Faculty can stop the clock for any number of reasons — frequently childbirth or adoption, but also family care. Many respondents in the AAUP survey indicated their colleges give opportunities to negotiate stopping the clock for unspecified reasons.

A slightly higher share of public institutions, nearly 85%, allow postponement of tenure reviews than private colleges, at almost 81%, according to the survey.

All of the respondents at large colleges, defined as enrolling more than 5,000 students, reported their institutions allowed for stopping the clock. That compares to about 82% of medium-sized institutions and nearly 75% of small colleges. Medium-sized institutions were defined as enrolling between 2,000 students and 5,000 students and small ones as enrolling fewer than 2,000 students.

The survey also explored the share of institutions with tenure quotas, which set the percentage of faculty that can be tenured at any given time. Less than 10% of institutions had these quotas, which are an idea dating back to 1970s-era attempts to ensure colleges had financial flexibility.

It also asked about post-tenure reviews, which allow for faculty to be reevaluated after they’re awarded tenure.

The AAUP generally opposes post-tenure reviews, arguing the practice defeats tenure’s purpose of job security that ensures professors won’t be fired for researching and espousing unpopular views. A footnote in the survey references new tenure policies at the University System of Georgia, which the AAUP censured in March. The Georgia system’s new rules give institutions license to fire poor-performing tenured professors without an adjudicative hearing before a faculty panel.

Nearly 60% of institutions have post-tenure reviews, according to the AAUP survey. They are more common at public colleges — 68% of which have post-tenure reviews — than at private institutions, about half of which reported having these evaluations.

The AAUP survey also delved into what it characterized as a threat to tenure — the replacement of tenure tracks with contingent appointments.
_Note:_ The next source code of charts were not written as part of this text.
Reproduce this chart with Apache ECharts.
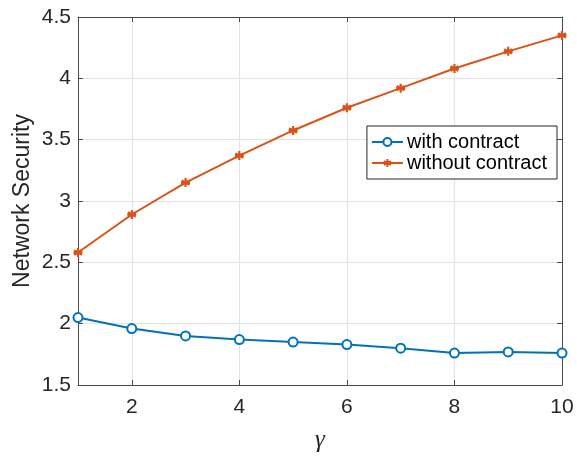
<!DOCTYPE html>
<html>
<head>
<meta charset="utf-8">
<script src="https://cdn.jsdelivr.net/npm/echarts@6/dist/echarts.min.js"></script>
<style>html,body{margin:0;padding:0;background:#fff;}#c{width:577px;height:458px;}</style>
</head>
<body>
<div id="c"></div>
<script>
const gammaValues = [1, 2, 3, 4, 5, 6, 7, 8, 9, 10];
const withContract = [2.05, 1.96, 1.90, 1.87, 1.85, 1.83, 1.80, 1.76, 1.77, 1.76];
const withoutContract = [2.58, 2.89, 3.15, 3.37, 3.575, 3.76, 3.92, 4.08, 4.22, 4.35];
const xTickValues = [2, 4, 6, 8, 10];
const seriesNames = ['with contract', 'without contract'];
const yAxisTitle = 'Network Security';
const xAxisTitle = 'γ';

const FONT = '"Liberation Sans", Arial, Helvetica, sans-serif';
const AX = '#262626';
const AXLINE = '#4a4a4a';
const GRID = '#e3e3e3';
const BLUE = '#0072BD';
const ORANGE = '#D95319';
const asterisk = 'path://M0,-5L0,5M-4.33,-2.5L4.33,2.5M-4.33,2.5L4.33,-2.5M-5,0L5,0';

const chart = echarts.init(document.getElementById('c'), null, {renderer: 'canvas'});
const pairs = arr => gammaValues.map((g, i) => [g, arr[i]]);
chart.setOption({
  animation: false,
  backgroundColor: '#fff',
  grid: {left: 78, right: 15, top: 17, bottom: 71, containLabel: false},
  legend: {
    right: 20, top: 126,
    orient: 'vertical',
    backgroundColor: '#fff',
    borderColor: AX, borderWidth: 1, borderRadius: 0,
    padding: [6, 10, 6, 4],
    itemGap: 1,
    itemWidth: 31, itemHeight: 10,
    textStyle: {fontFamily: FONT, fontSize: 20, color: '#000', padding: [0, 0, 0, -1]},
    data: seriesNames
  },
  xAxis: [{
    type: 'value', min: 1, max: 10,
    name: xAxisTitle, nameLocation: 'middle', nameGap: 43, nameMoveOverlap: false,
    nameTextStyle: {fontFamily: '"Liberation Serif", "Times New Roman", serif', fontStyle: 'italic', fontSize: 25, color: AX},
    axisLine: {show: true, lineStyle: {color: AXLINE, width: 1}},
    axisTick: {show: true, inside: true, length: 5, lineStyle: {color: AXLINE}, customValues: xTickValues},
    axisLabel: {fontFamily: FONT, fontSize: 21, color: AX, margin: 12, customValues: xTickValues},
    splitLine: {show: true, lineStyle: {color: GRID, width: 1}}
  }, {
    type: 'value', min: 1, max: 10, position: 'top',
    axisLine: {show: true, lineStyle: {color: AXLINE, width: 1}},
    axisTick: {show: true, inside: true, length: 5, lineStyle: {color: AXLINE}, customValues: xTickValues},
    axisLabel: {show: false, customValues: xTickValues}, splitLine: {show: false}
  }],
  yAxis: [{
    type: 'value', min: 1.5, max: 4.5, interval: 0.5,
    name: yAxisTitle, nameLocation: 'middle', nameGap: 44, nameMoveOverlap: false,
    nameTextStyle: {fontFamily: FONT, fontSize: 23, color: AX},
    axisLine: {show: true, lineStyle: {color: AXLINE, width: 1}},
    axisTick: {show: true, inside: true, length: 5, lineStyle: {color: AXLINE}},
    axisLabel: {fontFamily: FONT, fontSize: 21, color: AX, margin: 7},
    splitLine: {show: true, lineStyle: {color: GRID, width: 1}}
  }, {
    type: 'value', min: 1.5, max: 4.5, interval: 0.5, position: 'right',
    axisLine: {show: true, lineStyle: {color: AXLINE, width: 1}},
    axisTick: {show: true, inside: true, length: 5, lineStyle: {color: AXLINE}},
    axisLabel: {show: false}, splitLine: {show: false}
  }],
  series: [{
    name: seriesNames[0], type: 'line', data: pairs(withContract),
    xAxisIndex: 0, yAxisIndex: 0,
    lineStyle: {color: BLUE, width: 2},
    symbol: 'emptyCircle', symbolSize: 9,
    itemStyle: {color: BLUE, borderColor: BLUE, borderWidth: 1.8},
    z: 3
  }, {
    name: seriesNames[1], type: 'line', data: pairs(withoutContract),
    xAxisIndex: 0, yAxisIndex: 0,
    lineStyle: {color: ORANGE, width: 2},
    symbol: asterisk, symbolSize: 9,
    itemStyle: {color: ORANGE, borderColor: ORANGE, borderWidth: 2.2},
    z: 3
  }]
});
</script>
</body>
</html>
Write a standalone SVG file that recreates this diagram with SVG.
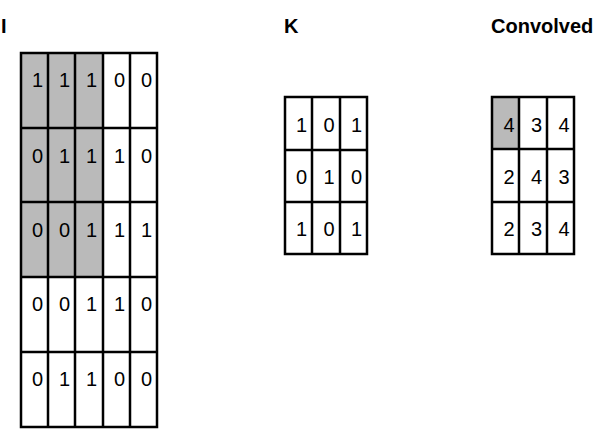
<svg xmlns="http://www.w3.org/2000/svg" width="616" height="438" viewBox="0 0 616 438">
<style>
.lbl{font-family:"Liberation Sans",Arial,sans-serif;font-weight:bold;font-size:20px;fill:#000}
.d{font-family:"Liberation Sans",Arial,sans-serif;font-size:20px;fill:#000;text-anchor:end}
.g{fill:none;stroke:#000;stroke-width:2.5}
.sh{fill:#bababa}
</style>
<rect width="616" height="438" fill="#fff"/>
<g id="label-I"><text class="lbl" x="1" y="33">I</text></g>
<g id="label-K"><text class="lbl" x="284" y="33">K</text></g>
<g id="label-Convolved"><text class="lbl" x="491" y="33">Convolved</text></g>

<g id="matrix-I">
<rect class="sh" x="21" y="53" width="82" height="224"/>
<path class="g" d="M21,53H157V427H21Z M48,53V427 M75,53V427 M103,53V427 M130,53V427 M21,128H157 M21,202H157 M21,277H157 M21,352H157"/>
<g>
<text class="d" x="43" y="87">1</text><text class="d" x="70" y="87">1</text><text class="d" x="97" y="87">1</text><text class="d" x="125" y="87">0</text><text class="d" x="152" y="87">0</text>
<text class="d" x="43" y="163">0</text><text class="d" x="70" y="163">1</text><text class="d" x="97" y="163">1</text><text class="d" x="125" y="163">1</text><text class="d" x="152" y="163">0</text>
<text class="d" x="43" y="237">0</text><text class="d" x="70" y="237">0</text><text class="d" x="97" y="237">1</text><text class="d" x="125" y="237">1</text><text class="d" x="152" y="237">1</text>
<text class="d" x="43" y="311">0</text><text class="d" x="70" y="311">0</text><text class="d" x="97" y="311">1</text><text class="d" x="125" y="311">1</text><text class="d" x="152" y="311">0</text>
<text class="d" x="43" y="386">0</text><text class="d" x="70" y="386">1</text><text class="d" x="97" y="386">1</text><text class="d" x="125" y="386">0</text><text class="d" x="152" y="386">0</text>
</g>
</g>

<g id="matrix-K">
<path class="g" d="M285,97H367V254H285Z M312,97V254 M340,97V254 M285,150H367 M285,202H367"/>
<text class="d" x="307" y="132">1</text><text class="d" x="334.5" y="132">0</text><text class="d" x="362" y="132">1</text>
<text class="d" x="307" y="184">0</text><text class="d" x="334.5" y="184">1</text><text class="d" x="362" y="184">0</text>
<text class="d" x="307" y="236">1</text><text class="d" x="334.5" y="236">0</text><text class="d" x="362" y="236">1</text>
</g>

<g id="matrix-Convolved">
<rect class="sh" x="492" y="97" width="27" height="52"/>
<path class="g" d="M492,97H574V254H492Z M519,97V254 M547,97V254 M492,149H574 M492,202H574"/>
<text class="d" x="514.5" y="132">4</text><text class="d" x="542" y="132">3</text><text class="d" x="569.5" y="132">4</text>
<text class="d" x="514.5" y="184">2</text><text class="d" x="542" y="184">4</text><text class="d" x="569.5" y="184">3</text>
<text class="d" x="514.5" y="236">2</text><text class="d" x="542" y="236">3</text><text class="d" x="569.5" y="236">4</text>
</g>
<g id="connectors"></g>
</svg>
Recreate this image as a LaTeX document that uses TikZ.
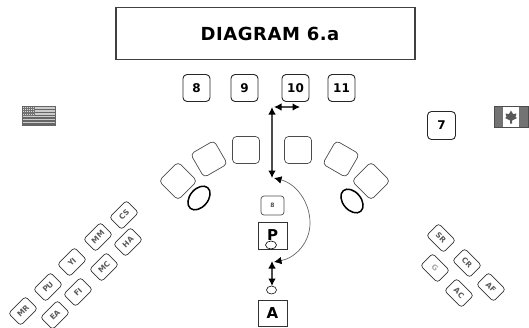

Contingent faculty include those who work full time but are not on the tenure track, as well as part-time and graduate student employees.

The faculty group found that more than half of institutions at some point in the last five years had replaced a tenure-line position with a contingent one.

As of 2015, contingent faculty comprised 70% of the academic labor force, according to separate AAUP findings. That’s up from 55% in 1975.